If you’re not at the center, you’re at the Edge of the network. That’s where Edge computing gets its name. It brings compute, analytics, and storage closer to the devices and locations that initially generate data.
Organizations are becoming interested in the concept of the Edge because of how it can solve a growing number of network computing challenges.
The key to all this is how Edge computing allows data to be processed locally. However, it’s important to note that cloud computing and Edge computing are not mutually exclusive in all instances. For example, we will almost certainly require both in autonomous vehicle use cases.
The Edge and vast quantities of data
Internet of things (IoT) based devices are on the rise and are already collecting petabytes of data. These large volumes of data can push data processing infrastructure to its limits, so it would be good to avoid streaming all that data to a centralized company data center or the cloud. Data transfer costs and latency would also be far too high.
Cloud computing is also struggling to keep up with the explosion of services and applications available in recent times. Latency, caused by network distance from the data source, is the main culprit here. The inefficacy that results is not an option for applications that require near-instant analysis and response times.
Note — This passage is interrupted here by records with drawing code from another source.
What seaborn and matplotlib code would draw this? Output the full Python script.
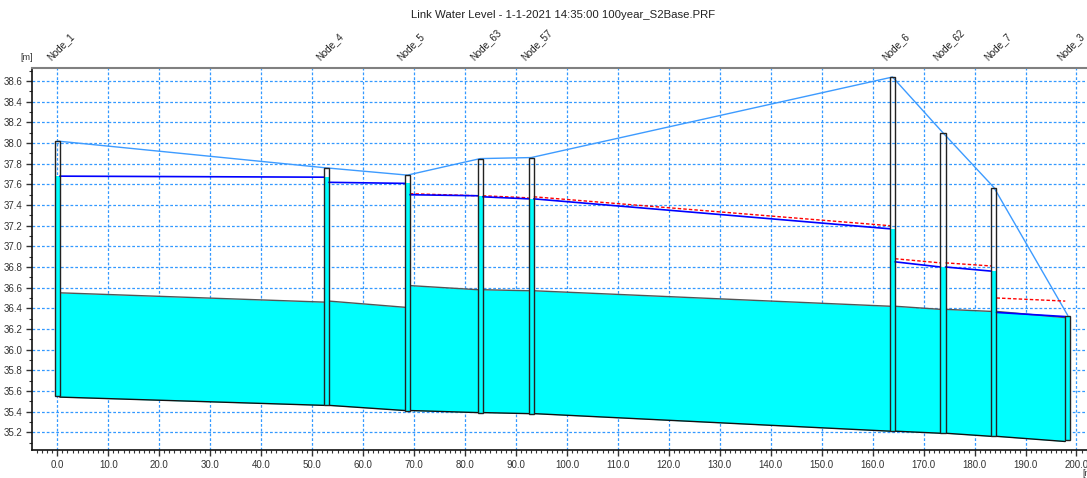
import numpy as np
import pandas as pd
import matplotlib.pyplot as plt
from matplotlib.patches import Rectangle
from matplotlib.ticker import MultipleLocator, FormatStrFormatter
import seaborn as sns

# nodes along the profile
node_names = ['Node_1', 'Node_4', 'Node_5', 'Node_63', 'Node_57', 'Node_6', 'Node_62', 'Node_7', 'Node_3']
node_chainage = [0.0, 52.8, 68.7, 83.0, 93.0, 163.9, 173.8, 183.8, 198.3]
ground_level = [38.02, 37.76, 37.69, 37.85, 37.86, 38.64, 38.10, 37.57, 36.33]
node_bottom = [35.55, 35.46, 35.41, 35.39, 35.38, 35.21, 35.19, 35.16, 35.12]
node_water = [37.68, 37.67, 37.61, 37.49, 37.46, 37.17, 36.80, 36.76, 36.32]

# links between consecutive nodes (upstream / downstream ends)
crown_up = [36.55, 36.47, 36.62, 36.58, 36.57, 36.42, 36.39, 36.37]
crown_down = [36.46, 36.41, 36.58, 36.57, 36.42, 36.39, 36.37, 36.31]
invert_up = [35.54, 35.46, 35.41, 35.39, 35.38, 35.21, 35.19, 35.16]
invert_down = [35.46, 35.41, 35.39, 35.38, 35.21, 35.19, 35.16, 35.11]
water_up = [37.68, 37.62, 37.50, 37.48, 37.46, 36.85, 36.80, 36.36]
water_down = [37.67, 37.61, 37.49, 37.46, 37.17, 36.80, 36.76, 36.32]
red_up = [np.nan, np.nan, 37.51, 37.49, 37.48, 36.88, 36.84, 36.50]
red_down = [np.nan, np.nan, 37.49, 37.47, 37.20, 36.84, 36.81, 36.47]

title = 'Link Water Level - 1-1-2021 14:35:00 100year_S2Base.PRF'

half_w = 0.5
n_links = len(crown_up)
x_start = [node_chainage[i] + half_w for i in range(n_links)]
x_end = [node_chainage[i + 1] - half_w for i in range(n_links)]

links = pd.DataFrame({
    'link': np.repeat(np.arange(n_links), 2),
    'x': np.ravel(np.column_stack([x_start, x_end])),
    'crown': np.ravel(np.column_stack([crown_up, crown_down])),
    'invert': np.ravel(np.column_stack([invert_up, invert_down])),
    'water': np.ravel(np.column_stack([water_up, water_down])),
    'red': np.ravel(np.column_stack([red_up, red_down])),
})

sns.set_style('ticks')
plt.rcParams['font.family'] = ['Liberation Sans', 'DejaVu Sans']

fig = plt.figure(figsize=(10.87, 4.78), dpi=100)
ax = fig.add_axes([0.0294, 0.058, 0.975, 0.799])

# pipes
for i, g in links.groupby('link'):
    ax.fill_between(g['x'], g['invert'], g['crown'], color='#00ffff', lw=0, zorder=2)

sns.lineplot(data=links, x='x', y='crown', units='link', estimator=None, sort=False,
             color='#555555', lw=1, ax=ax, zorder=3)
sns.lineplot(data=links, x='x', y='invert', units='link', estimator=None, sort=False,
             color='#111111', lw=1, ax=ax, zorder=3)

# manholes
for x, bot, top, wl in zip(node_chainage, node_bottom, ground_level, node_water):
    ax.add_patch(Rectangle((x - half_w, bot), 2 * half_w, wl - bot,
                           facecolor='#00ffff', edgecolor='none', zorder=3))
    ax.add_patch(Rectangle((x - half_w, bot), 2 * half_w, top - bot,
                           fill=False, edgecolor='#222222', lw=1, zorder=5))

# ground level
sns.lineplot(x=node_chainage, y=ground_level, sort=False, color='#3d9bff', lw=1, ax=ax, zorder=4)

# water levels
sns.lineplot(data=links.dropna(), x='x', y='red', units='link', estimator=None, sort=False,
             color='red', lw=1, linestyle=(0, (2.5, 1.5)), ax=ax, zorder=4)
sns.lineplot(data=links, x='x', y='water', units='link', estimator=None, sort=False,
             color='#0000ff', lw=1.2, ax=ax, zorder=4)

ax.set_xlim(-4.97, 203.0)
ax.set_ylim(35.025, 38.724)
ax.xaxis.set_major_locator(MultipleLocator(10))
ax.xaxis.set_minor_locator(MultipleLocator(1))
ax.yaxis.set_major_locator(MultipleLocator(0.2))
ax.yaxis.set_minor_locator(MultipleLocator(0.1))
ax.xaxis.set_major_formatter(FormatStrFormatter('%.1f'))
ax.yaxis.set_major_formatter(FormatStrFormatter('%.1f'))
ax.tick_params(which='major', direction='out', length=4, width=1, labelsize=7,
               colors='#333333', pad=3)
ax.tick_params(which='minor', direction='out', length=2.5, width=0.8, colors='#333333')
ax.set_xlabel('')
ax.set_ylabel('')

ax.grid(True, which='major', color='#3399ff', linestyle=(0, (2.2, 1.6)), lw=0.9)
ax.set_axisbelow(True)

for side in ['left', 'bottom']:
    ax.spines[side].set_color('#111111')
    ax.spines[side].set_linewidth(1.2)
ax.spines['top'].set_color('#808080')
ax.spines['top'].set_linewidth(1.5)
ax.spines['right'].set_visible(False)

for name, x in zip(node_names, node_chainage):
    ax.annotate(name, xy=(x, 1.0), xycoords=('data', 'axes fraction'),
                xytext=(-3.6, 4.3), textcoords='offset points', rotation=45,
                rotation_mode='anchor', ha='left', va='bottom', fontsize=7,
                color='#222222', annotation_clip=False)

fig.text(0.518, 0.969, title, ha='center', va='center', fontsize=8.2, color='#222222')
fig.text(26.5 / 1087, 1 - 57 / 478, '[m]', ha='center', va='center', fontsize=6.5, color='#333333')
fig.text(1082 / 1087, 1 - 474 / 478, '[m]', ha='left', va='center', fontsize=6.5, color='#333333')

fig.savefig('out.png', dpi=100)
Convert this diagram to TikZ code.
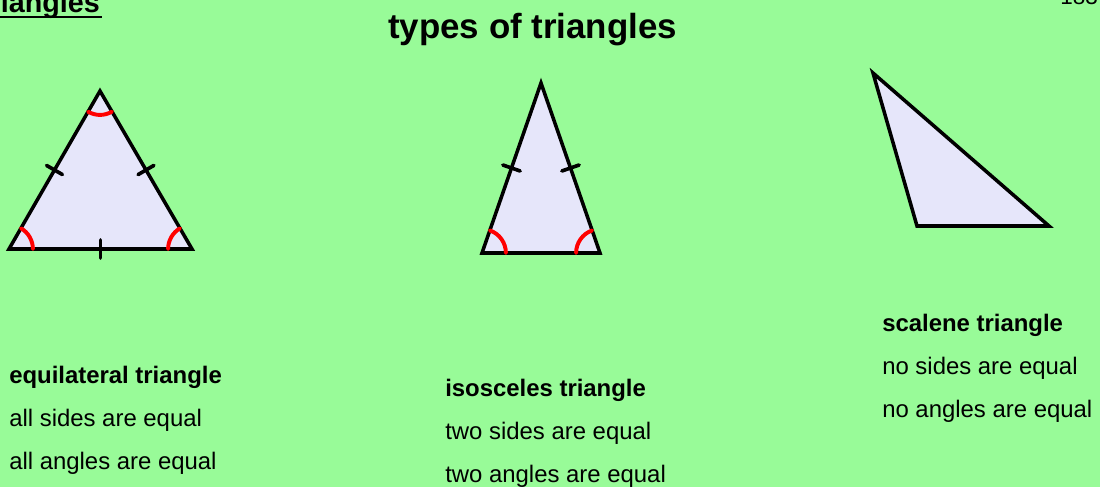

Edge computing is an alternative computing option that supports initiatives such as the IoT by allowing the data gathered by connected devices to be processed locally. Without a system like Edge computing in place, the tremendous amount of data collected by devices would quickly overwhelm a companies’ central data infrastructure.
Shuttling enormous amounts of data to cloud repositories for analysis could prove costly. Let’s look at modern manufacturing plants for some context.
Since a modern manufacturing plant with 2,000 pieces of equipment generates roughly 2,200 terabytes of data per month, it would be faster and easier to process all of that data closer to the equipment instead of sending it to a remote data center first.
Essentially, the exponential rise in data we are witnessing is creating significant challenges for organizations trying to store, manage, and analyze that data. As a result, networks are becoming increasingly overburdened, and user experience is suffering.
Edge computing helps address these challenges by giving organizations the power to analyze data close to where it’s collected.
The benefits of keeping data at the Edge
For years, developers have explored computing solutions that improve customer experiences without increasing costs or sacrificing security. Edge computing delivers significant advantages in these areas, including offering organizations better response times.
These advantages are primarily due to scaling down the long-distance communication flows between a cloud server and the client.
When data doesn’t need to go to the cloud for processing, bandwidth costs are lower, and server resources are spared. Organizations also benefit from the flexibility afforded by Edge computing. This is because Edge computing allows them to use and distribute their resources across multiple locations and generate valuable insights without an internet connection.
On top of this, Edge computing creates the opportunity for more real-time data analysis on Edge devices. The concept of increased data analysis is interesting to consider, especially since 90% of all data that enterprises collect is never actually used.
Thanks to its high connectivity and low latency, Edge computing is well-positioned to turn this previously unusable data into actionable insights that can enhance business outcomes.
While most data processing is still taking place at centralized data centers, organizations are discovering the benefits of Edge computing. It’s predicted that by 2025, 75 percent of data will be created and processed outside a traditional cloud or data center.
What does Edge security look like?
Currently, customers expect incredibly sophisticated and personalized experiences, which means that companies need to collect data to deliver these services.
While data collection is undoubtedly an expectation, it does raise questions surrounding security.
Edge computing avoids sending sensitive data to a central data center and lets organizations keep computing power and data storage local. Because of this, data is much more secure.
Keeping compute and data local makes it easier for organizations to adhere to regulatory policies and data security practices. Take, for example, requirements in the healthcare industry. HIPAA requirements state that data must stay in the jurisdiction where it is created. This is done to limit peoples’ healthcare data storage and transmission.
By its very nature, the Edge offers an easy solution to these sorts of regulations surrounding data collection.
Additionally, if security breaches occur on Edge computing devices, the threat can be centralized and isolated so that the entire network isn’t compromised.
All in all, by keeping data local, Edge computing offers an incredible level of security to both businesses and their customers, meaning that data collection can carry on safely and responsibly.
Edge computing – What does its future promise?
More companies are recognizing the benefits of integrating Edge technology into their systems.
We’ve already seen significant cloud providers like Google and AWS make strategic moves based on Edge infrastructure.
While most of today’s compute workloads still operate in cloud data centers, companies are looking to Edge computing to meet many critical requirements.
As a result, companies are shifting their workloads partially or entirely to Edge computing, and it seems as though this movement isn’t going to slow down any time soon.